2015年04月28日 18:41  新刊JP

新刊JP

9.11テロ 消防士たちに深刻な後遺症
イスラム過激派によるテロの脅威は全世界に及び、もはや日本も決して「安全な国」ではないというのは、多くの人が実感しているところだろう。
 ところで、米国主導の「対テロ戦争」が始まる一つのきっかけは、いうまでもなく2001年に起こった「アメリカ同時多発テロ事件(以下、9.11テロ事件)」だ。事件発生直後から、崩壊した世界貿易センターの下敷きになった人々の救出にあたった、ニューヨーク市の消防隊員たちが英雄として讃えられたことは記憶に新しいが、彼らの中には救出活動による深刻な後遺症に悩まされている人も多くいるということは、あまり報道されない。
 粉塵の舞う中での長時間の作業による肺活量の大幅な低下、人の死を間近で見続けることによる不眠や鬱、強迫観念やフラッシュバック、悪夢などがそれだ。

 『命の賛歌 ニューヨーク市消防局32分署』(ジェシカ・ロック/著、ギャラクシーブックス×バイマブックス/刊)の著者、ジェシカ・ロック氏はボストン在住だが、9.11テロに衝撃を受け、現場で消火・救助にあたる消防士たちに対して自分に何かできることはないかと、事件発生から数カ月が経った2002年1月にニューヨークに向かい、ニューヨーク市消防本部・32分署を訪れた。知人を頼ったわけでも、事前にアポイントをとったわけでもなく、完全な「飛び込み」だ。
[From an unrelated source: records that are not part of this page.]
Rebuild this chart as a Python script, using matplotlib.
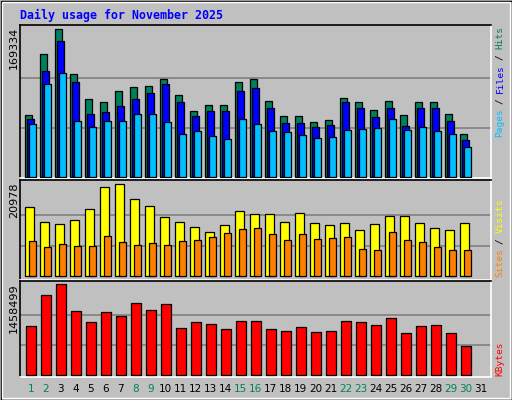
import matplotlib
matplotlib.use("Agg")
import matplotlib.pyplot as plt
from matplotlib.patches import Rectangle
import numpy as np

days = list(range(1, 32))
weekend = [1, 2, 8, 9, 15, 16, 22, 23, 29, 30]
hits = [(530 - y) / 442 * 169334 for y in [346,163,88,223,298,307,274,262,259,238,286,334,316,316,247,238,304,349,349,367,361,295,307,331,304,346,307,307,343,403]]
files = [(530 - y) / 442 * 169334 for y in [358,214,124,247,343,337,319,298,280,253,307,349,334,334,274,265,325,370,370,382,376,307,325,352,325,379,325,325,364,421]]
pages = [(530 - y) / 442 * 169334 for y in [373,253,220,364,382,364,364,343,343,367,403,394,409,418,358,373,394,397,406,415,412,391,388,385,358,391,382,394,403,442]]
visits = [(304 - y) / 276 * 20978 for y in [97,142,148,136,103,37,28,73,94,127,142,157,172,151,109,118,118,142,115,145,151,145,166,148,124,124,145,160,166,145]]
sites = [(304 - y) / 276 * 20978 for y in [199,217,208,214,214,184,202,211,205,211,199,196,187,175,163,160,178,196,178,193,190,187,223,226,172,196,202,217,226,226]]
kbytes = [(601 - y) / 273 * 1458499 for y in [454,361,328,409,442,412,424,385,406,388,460,442,448,463,439,439,463,469,457,472,469,439,442,451,430,475,454,451,475,514]]
hits = [round(v) for v in hits]; files = [round(v) for v in files]; pages = [round(v) for v in pages]
visits = [round(v) for v in visits]; sites = [round(v) for v in sites]; kbytes = [round(v) for v in kbytes]

W, H = 512, 400
fig = plt.figure(figsize=(W/100, H/100), dpi=100, facecolor="#c0c0c0")

def ax_px(x0, y0, x1, y1):
    return fig.add_axes([x0/W, 1 - y1/H, (x1-x0)/W, (y1-y0)/H])

fig.patches.append(Rectangle((0.5/W, 0.5/H), 1-1/W, 1-1/H, transform=fig.transFigure, fill=False, ec="black", lw=1))
fig.patches.append(Rectangle((2/W, 2/H), 1-4/W, 1-4/H, transform=fig.transFigure, fill=False, ec="white", lw=1))

xl = (0.647, 32.05)
d = np.array(days[:30])
pw = 1/15.0

def style(ax):
    ax.set_facecolor("#c0c0c0")
    ax.set_xlim(*xl)
    ax.set_xticks([]); ax.set_yticks([])
    for s in ["top", "left"]:
        ax.spines[s].set_color("black")
    for s in ["bottom", "right"]:
        ax.spines[s].set_color("white")
    for s in ax.spines.values():
        s.set_linewidth(1.2)

kw = dict(align="edge", edgecolor="black", linewidth=0.9, zorder=3)

ax1 = ax_px(20, 25, 491, 178)
style(ax1)
ax1.set_ylim(-1500, 174300)
for g in (169334/3, 2*169334/3):
    ax1.axhline(g, color="#808080", lw=1.2, zorder=1)
ax1.bar(d, hits, width=7*pw, color="#00805c", **kw)
ax1.bar(d + 2*pw, files, width=7*pw, color="#0000ff", **kw)
ax1.bar(d + 4*pw, pages, width=7*pw, color="#00c0ff", **kw)

ax2 = ax_px(20, 180, 491, 279.5)
style(ax2)
ax2.set_ylim(-730, 21960)
for g in (20978/3, 2*20978/3):
    ax2.axhline(g, color="#808080", lw=1.2, zorder=1)
ax2.bar(d, visits, width=9*pw, color="#ffff00", **kw)
ax2.bar(d + 3.7*pw, sites, width=7.3*pw, color="#ff8000", **kw)

ax3 = ax_px(20, 280.7, 491, 377)
style(ax3)
ax3.set_ylim(-27000, 1516000)
for g in (1458499/3, 2*1458499/3):
    ax3.axhline(g, color="#808080", lw=1.2, zorder=1)
ax3.bar(d + 1*pw, kbytes, width=10*pw, color="#ff0000", **kw)

mono = "DejaVu Sans Mono"
fig.text(20/W, 1 - 15/H, "Daily usage for November 2025", color="#0000ff", fontsize=8.4,
         fontweight="bold", family=mono, va="center", ha="left")

for y, lab in [(27, "169334"), (182, "20978"), (283, "1458499")]:
    fig.text(14/W, 1 - y/H, lab, rotation=90, fontsize=8, family="DejaVu Sans",
             va="top", ha="center", color="black")

CH = 5.5
def vlegend(parts, ybottom):
    y = ybottom
    for txt, col in parts:
        fig.text(500/W, 1 - y/H, txt, rotation=90, fontsize=6.8, family=mono,
                 color=col, va="bottom", ha="center")
        y -= (len(txt) + 1) * CH
vlegend([("Pages", "#00c0ff"), ("/", "#000000"), ("Files", "#0000ff"), ("/", "#000000"), ("Hits", "#00805c")], 137)
vlegend([("Sites", "#ff8000"), ("/", "#000000"), ("Visits", "#ffff00")], 277)
vlegend([("KBytes", "#ff0000")], 376)

for i in days:
    x = 20 + (i - xl[0]) * 15 + 5.5
    col = "#008060" if i in weekend else "black"
    fig.text(x/W, 1 - 389/H, str(i), fontsize=7.5, family="DejaVu Sans", color=col,
             ha="center", va="center")

fig.savefig("out.png", dpi=100, facecolor=fig.get_facecolor())
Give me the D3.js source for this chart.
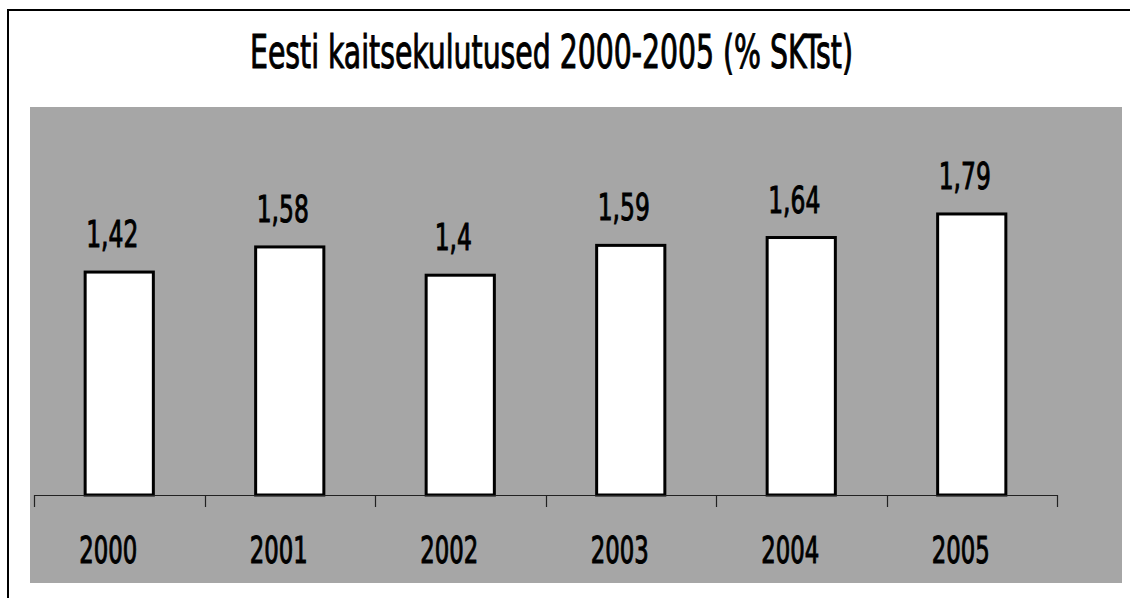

 ジェシカの職業は音楽家であり映像作家。しかし、それとは別に「アレキサンダー・テクニック」という、心身の不必要な緊張をケアすることで体の不調や痛みを緩和し、リラックスを促す療法の技術資格を持っていた。その技術が、消防士たちの心身の健康回復に役立つのではないかと考えたジェシカだったが、突然やってきた見知らぬ女性のマッサージの申し出が手放しで歓迎されるはずもない。

 「私たちは大丈夫です。ありがとう」と丁寧に断られたジェシカ。しかし、自分の技術の新しさを必死で説明し、ようやく一人の消防士の施術を許される。
 32分署の消防士たちは、表面的には明るくそして真剣に任務に取り組んでいたが、一方で体と心は疲れ果てて、多くの隊員が何らかの体調不良を抱えていた。激務に悲鳴をあげる体に鞭打って任務を続ける隊員、「グラウンド・ゼロ」のガラス繊維を含んだ粉塵で呼吸器に深刻なダメージを負い、毎朝嘔吐するまで咳き込むという隊員、肺活量の50%を失いながらも勤務を続ける隊員……。そんな彼らを、ジェシカの施術は次々と回復させていくが、ジェシカの目により痛々しく映ったのは、彼らの精神面だった。

 彼らは事件から数カ月が経ってもなお、その精神的苦痛から逃れられていないことから意識的に目を逸らし、自分の中で「ないもの」にしようとしていた。ジェシカ自身、幼少時に母親のネグレクトによるトラウマに苦しめられた経験を持っていたことから、32分署の消防士たちのこの精神状態が直感的にわかったのだという。こうしてジェシカは、施術だけでなく彼らとの日常的な交流を通して、傷ついた魂を癒そうと試みる。ニュースで報道されるような「英雄」ではない、生身の人間の抱える苦しみ、葛藤、そして心を通わせることの喜び…裸の感情の連続は読みごたえがある。

 本書は、世界中の本やコンテンツを母国語に翻訳し、電子書籍で販売出来るプラットフォーム『BUYMA Books(バイマブックス)』を展開する株式会社エニグモと、電子書籍制作・出版取次をおこなう株式会社スマートゲートが提供する新しい出版サービスの 第一弾。
 『BUYMA Books(バイマブックス)』では、注文が入ったコンテンツを一部単位で生産・販売するプリント・オン・デマンドサービスも展開している。
 このサービスによって、これまで日本で紹介されずに埋もれていた世界中のコンテンツが、続々と日本語に翻訳され販売されていくことが予想される。
 9.11テロ事件の真実が描かれた『命の賛歌 ニューヨーク市消防局32分署』は、その試金石になるだろう。